*Requirement*:
Reproduce the listing word for word, leaving every picture behind.

*Data section*:
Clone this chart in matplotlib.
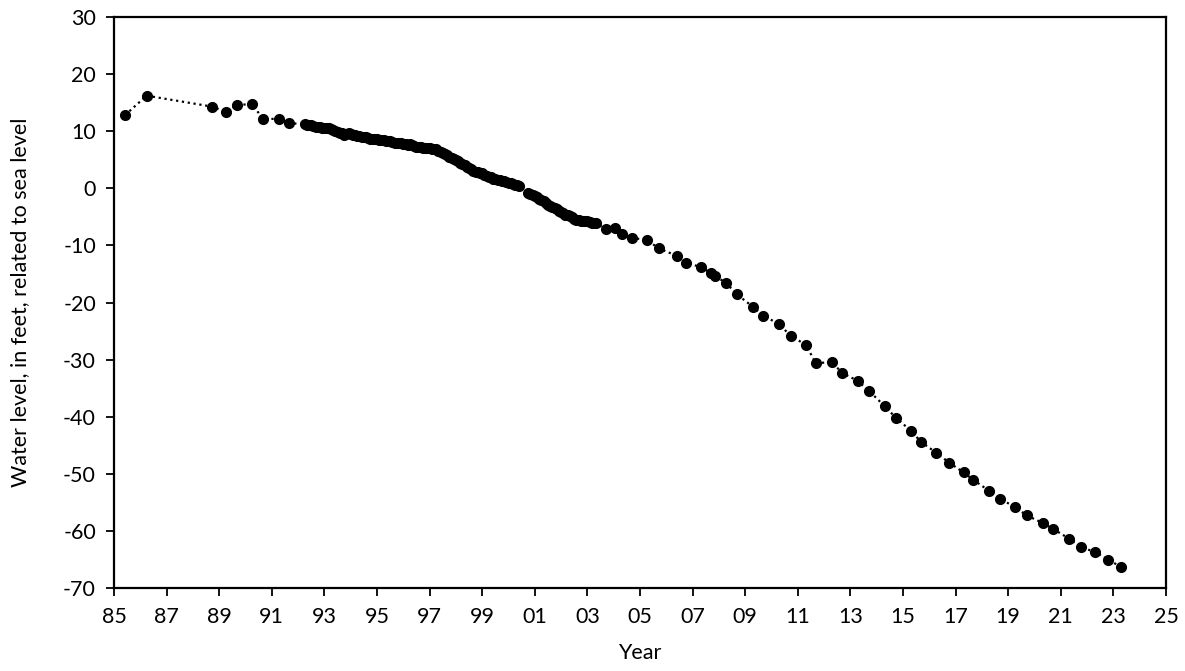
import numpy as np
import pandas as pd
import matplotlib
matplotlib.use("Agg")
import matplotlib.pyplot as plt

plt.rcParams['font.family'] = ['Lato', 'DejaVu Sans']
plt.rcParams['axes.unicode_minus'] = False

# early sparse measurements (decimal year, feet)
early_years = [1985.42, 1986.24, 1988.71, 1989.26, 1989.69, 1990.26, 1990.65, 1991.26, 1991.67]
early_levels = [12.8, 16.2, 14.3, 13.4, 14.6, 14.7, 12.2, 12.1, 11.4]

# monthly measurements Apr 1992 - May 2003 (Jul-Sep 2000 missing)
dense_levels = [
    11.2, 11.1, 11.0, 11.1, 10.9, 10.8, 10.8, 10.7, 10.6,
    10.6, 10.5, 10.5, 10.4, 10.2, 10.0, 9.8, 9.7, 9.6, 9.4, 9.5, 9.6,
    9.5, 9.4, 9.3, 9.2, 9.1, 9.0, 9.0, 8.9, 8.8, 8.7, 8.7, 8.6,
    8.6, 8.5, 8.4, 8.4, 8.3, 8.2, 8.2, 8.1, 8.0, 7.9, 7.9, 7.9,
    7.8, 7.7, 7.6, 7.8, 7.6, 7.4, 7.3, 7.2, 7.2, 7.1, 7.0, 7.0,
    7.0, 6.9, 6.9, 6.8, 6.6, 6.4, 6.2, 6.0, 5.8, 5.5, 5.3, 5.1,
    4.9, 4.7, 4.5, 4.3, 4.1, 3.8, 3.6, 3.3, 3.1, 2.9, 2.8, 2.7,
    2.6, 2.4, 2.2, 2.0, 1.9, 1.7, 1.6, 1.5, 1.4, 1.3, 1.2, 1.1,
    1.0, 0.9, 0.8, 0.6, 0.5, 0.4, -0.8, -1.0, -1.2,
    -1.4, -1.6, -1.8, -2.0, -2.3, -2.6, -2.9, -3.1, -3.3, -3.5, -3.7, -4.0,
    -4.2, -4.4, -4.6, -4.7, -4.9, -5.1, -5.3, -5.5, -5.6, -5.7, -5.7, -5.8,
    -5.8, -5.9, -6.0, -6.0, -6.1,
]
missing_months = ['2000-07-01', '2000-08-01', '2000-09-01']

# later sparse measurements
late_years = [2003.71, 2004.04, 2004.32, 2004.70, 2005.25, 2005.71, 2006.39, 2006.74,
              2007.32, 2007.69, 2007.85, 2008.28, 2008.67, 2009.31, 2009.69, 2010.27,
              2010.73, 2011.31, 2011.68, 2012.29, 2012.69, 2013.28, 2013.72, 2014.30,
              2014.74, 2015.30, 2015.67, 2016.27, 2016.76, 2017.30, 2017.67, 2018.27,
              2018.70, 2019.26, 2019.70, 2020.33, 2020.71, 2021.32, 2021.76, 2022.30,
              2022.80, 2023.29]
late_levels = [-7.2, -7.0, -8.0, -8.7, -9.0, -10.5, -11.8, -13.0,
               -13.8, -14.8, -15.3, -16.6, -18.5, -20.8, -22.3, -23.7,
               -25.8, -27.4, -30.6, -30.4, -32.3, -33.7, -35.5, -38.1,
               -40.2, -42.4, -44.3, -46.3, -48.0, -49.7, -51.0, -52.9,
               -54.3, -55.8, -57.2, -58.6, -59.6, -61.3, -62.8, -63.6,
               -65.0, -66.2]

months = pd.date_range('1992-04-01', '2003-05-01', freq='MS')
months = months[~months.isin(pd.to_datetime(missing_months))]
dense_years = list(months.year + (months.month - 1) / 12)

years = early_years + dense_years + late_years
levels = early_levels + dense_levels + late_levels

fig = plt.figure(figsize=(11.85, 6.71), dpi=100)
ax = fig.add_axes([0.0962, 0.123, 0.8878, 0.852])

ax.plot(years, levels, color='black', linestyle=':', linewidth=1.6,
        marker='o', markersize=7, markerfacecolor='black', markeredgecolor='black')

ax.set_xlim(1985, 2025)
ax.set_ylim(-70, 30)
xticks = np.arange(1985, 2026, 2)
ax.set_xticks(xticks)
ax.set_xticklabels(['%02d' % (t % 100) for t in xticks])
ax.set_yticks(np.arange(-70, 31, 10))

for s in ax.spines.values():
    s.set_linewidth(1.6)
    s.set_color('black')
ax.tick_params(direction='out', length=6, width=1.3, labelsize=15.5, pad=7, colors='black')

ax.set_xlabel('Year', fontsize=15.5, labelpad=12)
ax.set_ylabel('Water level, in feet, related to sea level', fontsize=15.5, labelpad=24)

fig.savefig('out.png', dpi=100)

*The reply*:
Clone this chart in matplotlib.
import numpy as np
import pandas as pd
import matplotlib
matplotlib.use("Agg")
import matplotlib.pyplot as plt

plt.rcParams['font.family'] = ['Lato', 'DejaVu Sans']
plt.rcParams['axes.unicode_minus'] = False

# early sparse measurements (decimal year, feet)
early_years = [1985.42, 1986.24, 1988.71, 1989.26, 1989.69, 1990.26, 1990.65, 1991.26, 1991.67]
early_levels = [12.8, 16.2, 14.3, 13.4, 14.6, 14.7, 12.2, 12.1, 11.4]

# monthly measurements Apr 1992 - May 2003 (Jul-Sep 2000 missing)
dense_levels = [
    11.2, 11.1, 11.0, 11.1, 10.9, 10.8, 10.8, 10.7, 10.6,
    10.6, 10.5, 10.5, 10.4, 10.2, 10.0, 9.8, 9.7, 9.6, 9.4, 9.5, 9.6,
    9.5, 9.4, 9.3, 9.2, 9.1, 9.0, 9.0, 8.9, 8.8, 8.7, 8.7, 8.6,
    8.6, 8.5, 8.4, 8.4, 8.3, 8.2, 8.2, 8.1, 8.0, 7.9, 7.9, 7.9,
    7.8, 7.7, 7.6, 7.8, 7.6, 7.4, 7.3, 7.2, 7.2, 7.1, 7.0, 7.0,
    7.0, 6.9, 6.9, 6.8, 6.6, 6.4, 6.2, 6.0, 5.8, 5.5, 5.3, 5.1,
    4.9, 4.7, 4.5, 4.3, 4.1, 3.8, 3.6, 3.3, 3.1, 2.9, 2.8, 2.7,
    2.6, 2.4, 2.2, 2.0, 1.9, 1.7, 1.6, 1.5, 1.4, 1.3, 1.2, 1.1,
    1.0, 0.9, 0.8, 0.6, 0.5, 0.4, -0.8, -1.0, -1.2,
    -1.4, -1.6, -1.8, -2.0, -2.3, -2.6, -2.9, -3.1, -3.3, -3.5, -3.7, -4.0,
    -4.2, -4.4, -4.6, -4.7, -4.9, -5.1, -5.3, -5.5, -5.6, -5.7, -5.7, -5.8,
    -5.8, -5.9, -6.0, -6.0, -6.1,
]
missing_months = ['2000-07-01', '2000-08-01', '2000-09-01']

# later sparse measurements
late_years = [2003.71, 2004.04, 2004.32, 2004.70, 2005.25, 2005.71, 2006.39, 2006.74,
              2007.32, 2007.69, 2007.85, 2008.28, 2008.67, 2009.31, 2009.69, 2010.27,
              2010.73, 2011.31, 2011.68, 2012.29, 2012.69, 2013.28, 2013.72, 2014.30,
              2014.74, 2015.30, 2015.67, 2016.27, 2016.76, 2017.30, 2017.67, 2018.27,
              2018.70, 2019.26, 2019.70, 2020.33, 2020.71, 2021.32, 2021.76, 2022.30,
              2022.80, 2023.29]
late_levels = [-7.2, -7.0, -8.0, -8.7, -9.0, -10.5, -11.8, -13.0,
               -13.8, -14.8, -15.3, -16.6, -18.5, -20.8, -22.3, -23.7,
               -25.8, -27.4, -30.6, -30.4, -32.3, -33.7, -35.5, -38.1,
               -40.2, -42.4, -44.3, -46.3, -48.0, -49.7, -51.0, -52.9,
               -54.3, -55.8, -57.2, -58.6, -59.6, -61.3, -62.8, -63.6,
               -65.0, -66.2]

months = pd.date_range('1992-04-01', '2003-05-01', freq='MS')
months = months[~months.isin(pd.to_datetime(missing_months))]
dense_years = list(months.year + (months.month - 1) / 12)

years = early_years + dense_years + late_years
levels = early_levels + dense_levels + late_levels

fig = plt.figure(figsize=(11.85, 6.71), dpi=100)
ax = fig.add_axes([0.0962, 0.123, 0.8878, 0.852])

ax.plot(years, levels, color='black', linestyle=':', linewidth=1.6,
        marker='o', markersize=7, markerfacecolor='black', markeredgecolor='black')

ax.set_xlim(1985, 2025)
ax.set_ylim(-70, 30)
xticks = np.arange(1985, 2026, 2)
ax.set_xticks(xticks)
ax.set_xticklabels(['%02d' % (t % 100) for t in xticks])
ax.set_yticks(np.arange(-70, 31, 10))

for s in ax.spines.values():
    s.set_linewidth(1.6)
    s.set_color('black')
ax.tick_params(direction='out', length=6, width=1.3, labelsize=15.5, pad=7, colors='black')

ax.set_xlabel('Year', fontsize=15.5, labelpad=12)
ax.set_ylabel('Water level, in feet, related to sea level', fontsize=15.5, labelpad=24)

fig.savefig('out.png', dpi=100)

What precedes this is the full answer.